WHAT YOU HAVE TO DO :: Every line of the material is to be quoted verbatim, minus the pictures.

RAW DATA ::
===============
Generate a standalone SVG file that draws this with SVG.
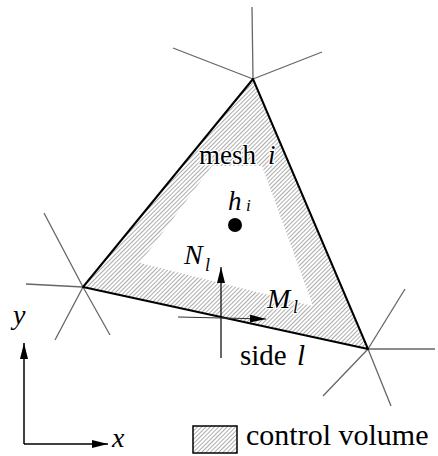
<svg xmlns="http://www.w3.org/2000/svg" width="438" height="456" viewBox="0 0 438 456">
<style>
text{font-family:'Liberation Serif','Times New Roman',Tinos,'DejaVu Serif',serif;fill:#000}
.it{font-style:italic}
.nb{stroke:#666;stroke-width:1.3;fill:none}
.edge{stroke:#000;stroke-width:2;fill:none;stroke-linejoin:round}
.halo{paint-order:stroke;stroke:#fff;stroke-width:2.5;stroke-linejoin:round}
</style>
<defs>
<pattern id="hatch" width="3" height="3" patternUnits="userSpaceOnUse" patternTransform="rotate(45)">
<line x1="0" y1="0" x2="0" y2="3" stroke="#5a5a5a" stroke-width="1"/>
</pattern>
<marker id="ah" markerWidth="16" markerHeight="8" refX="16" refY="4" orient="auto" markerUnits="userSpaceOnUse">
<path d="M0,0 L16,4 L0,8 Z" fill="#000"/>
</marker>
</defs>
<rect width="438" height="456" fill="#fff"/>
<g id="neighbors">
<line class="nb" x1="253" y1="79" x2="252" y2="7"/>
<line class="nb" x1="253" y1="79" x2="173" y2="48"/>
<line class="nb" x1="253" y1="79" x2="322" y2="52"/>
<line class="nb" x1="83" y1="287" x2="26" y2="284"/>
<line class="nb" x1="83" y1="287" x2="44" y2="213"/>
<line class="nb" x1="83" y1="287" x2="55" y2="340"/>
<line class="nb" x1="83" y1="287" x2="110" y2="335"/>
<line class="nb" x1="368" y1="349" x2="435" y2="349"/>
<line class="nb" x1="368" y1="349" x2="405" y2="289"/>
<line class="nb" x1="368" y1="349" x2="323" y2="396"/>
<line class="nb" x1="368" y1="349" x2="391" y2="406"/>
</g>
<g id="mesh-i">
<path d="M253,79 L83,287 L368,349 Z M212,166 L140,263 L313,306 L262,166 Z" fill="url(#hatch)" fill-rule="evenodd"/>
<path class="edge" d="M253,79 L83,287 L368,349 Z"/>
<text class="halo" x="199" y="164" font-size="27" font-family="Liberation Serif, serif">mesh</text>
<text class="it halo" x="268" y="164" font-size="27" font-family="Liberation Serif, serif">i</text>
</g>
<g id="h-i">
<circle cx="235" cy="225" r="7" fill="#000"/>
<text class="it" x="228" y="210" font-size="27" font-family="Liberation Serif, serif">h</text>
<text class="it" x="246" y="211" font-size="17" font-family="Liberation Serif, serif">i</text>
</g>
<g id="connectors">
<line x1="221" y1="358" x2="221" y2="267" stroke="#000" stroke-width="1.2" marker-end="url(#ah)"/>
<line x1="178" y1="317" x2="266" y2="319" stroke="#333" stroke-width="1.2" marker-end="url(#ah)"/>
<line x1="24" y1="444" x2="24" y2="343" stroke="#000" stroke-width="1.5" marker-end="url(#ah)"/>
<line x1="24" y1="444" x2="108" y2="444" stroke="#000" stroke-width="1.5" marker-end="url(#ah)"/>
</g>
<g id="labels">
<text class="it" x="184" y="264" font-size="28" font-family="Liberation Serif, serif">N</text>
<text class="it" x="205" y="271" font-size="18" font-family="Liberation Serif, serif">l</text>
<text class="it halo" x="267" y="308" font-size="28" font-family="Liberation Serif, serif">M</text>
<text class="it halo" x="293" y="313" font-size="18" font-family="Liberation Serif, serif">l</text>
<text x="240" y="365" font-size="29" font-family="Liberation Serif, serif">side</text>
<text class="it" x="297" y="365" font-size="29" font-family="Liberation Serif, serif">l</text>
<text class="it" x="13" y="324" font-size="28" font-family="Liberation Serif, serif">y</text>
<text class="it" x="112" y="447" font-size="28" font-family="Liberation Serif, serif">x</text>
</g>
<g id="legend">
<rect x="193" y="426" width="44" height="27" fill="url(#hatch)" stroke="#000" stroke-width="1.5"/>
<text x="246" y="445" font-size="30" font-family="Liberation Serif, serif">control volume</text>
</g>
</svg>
===============
RESPONSE ::
Generate a standalone SVG file that draws this with SVG.
<svg xmlns="http://www.w3.org/2000/svg" width="438" height="456" viewBox="0 0 438 456">
<style>
text{font-family:'Liberation Serif','Times New Roman',Tinos,'DejaVu Serif',serif;fill:#000}
.it{font-style:italic}
.nb{stroke:#666;stroke-width:1.3;fill:none}
.edge{stroke:#000;stroke-width:2;fill:none;stroke-linejoin:round}
.halo{paint-order:stroke;stroke:#fff;stroke-width:2.5;stroke-linejoin:round}
</style>
<defs>
<pattern id="hatch" width="3" height="3" patternUnits="userSpaceOnUse" patternTransform="rotate(45)">
<line x1="0" y1="0" x2="0" y2="3" stroke="#5a5a5a" stroke-width="1"/>
</pattern>
<marker id="ah" markerWidth="16" markerHeight="8" refX="16" refY="4" orient="auto" markerUnits="userSpaceOnUse">
<path d="M0,0 L16,4 L0,8 Z" fill="#000"/>
</marker>
</defs>
<rect width="438" height="456" fill="#fff"/>
<g id="neighbors">
<line class="nb" x1="253" y1="79" x2="252" y2="7"/>
<line class="nb" x1="253" y1="79" x2="173" y2="48"/>
<line class="nb" x1="253" y1="79" x2="322" y2="52"/>
<line class="nb" x1="83" y1="287" x2="26" y2="284"/>
<line class="nb" x1="83" y1="287" x2="44" y2="213"/>
<line class="nb" x1="83" y1="287" x2="55" y2="340"/>
<line class="nb" x1="83" y1="287" x2="110" y2="335"/>
<line class="nb" x1="368" y1="349" x2="435" y2="349"/>
<line class="nb" x1="368" y1="349" x2="405" y2="289"/>
<line class="nb" x1="368" y1="349" x2="323" y2="396"/>
<line class="nb" x1="368" y1="349" x2="391" y2="406"/>
</g>
<g id="mesh-i">
<path d="M253,79 L83,287 L368,349 Z M212,166 L140,263 L313,306 L262,166 Z" fill="url(#hatch)" fill-rule="evenodd"/>
<path class="edge" d="M253,79 L83,287 L368,349 Z"/>
<text class="halo" x="199" y="164" font-size="27" font-family="Liberation Serif, serif">mesh</text>
<text class="it halo" x="268" y="164" font-size="27" font-family="Liberation Serif, serif">i</text>
</g>
<g id="h-i">
<circle cx="235" cy="225" r="7" fill="#000"/>
<text class="it" x="228" y="210" font-size="27" font-family="Liberation Serif, serif">h</text>
<text class="it" x="246" y="211" font-size="17" font-family="Liberation Serif, serif">i</text>
</g>
<g id="connectors">
<line x1="221" y1="358" x2="221" y2="267" stroke="#000" stroke-width="1.2" marker-end="url(#ah)"/>
<line x1="178" y1="317" x2="266" y2="319" stroke="#333" stroke-width="1.2" marker-end="url(#ah)"/>
<line x1="24" y1="444" x2="24" y2="343" stroke="#000" stroke-width="1.5" marker-end="url(#ah)"/>
<line x1="24" y1="444" x2="108" y2="444" stroke="#000" stroke-width="1.5" marker-end="url(#ah)"/>
</g>
<g id="labels">
<text class="it" x="184" y="264" font-size="28" font-family="Liberation Serif, serif">N</text>
<text class="it" x="205" y="271" font-size="18" font-family="Liberation Serif, serif">l</text>
<text class="it halo" x="267" y="308" font-size="28" font-family="Liberation Serif, serif">M</text>
<text class="it halo" x="293" y="313" font-size="18" font-family="Liberation Serif, serif">l</text>
<text x="240" y="365" font-size="29" font-family="Liberation Serif, serif">side</text>
<text class="it" x="297" y="365" font-size="29" font-family="Liberation Serif, serif">l</text>
<text class="it" x="13" y="324" font-size="28" font-family="Liberation Serif, serif">y</text>
<text class="it" x="112" y="447" font-size="28" font-family="Liberation Serif, serif">x</text>
</g>
<g id="legend">
<rect x="193" y="426" width="44" height="27" fill="url(#hatch)" stroke="#000" stroke-width="1.5"/>
<text x="246" y="445" font-size="30" font-family="Liberation Serif, serif">control volume</text>
</g>
</svg>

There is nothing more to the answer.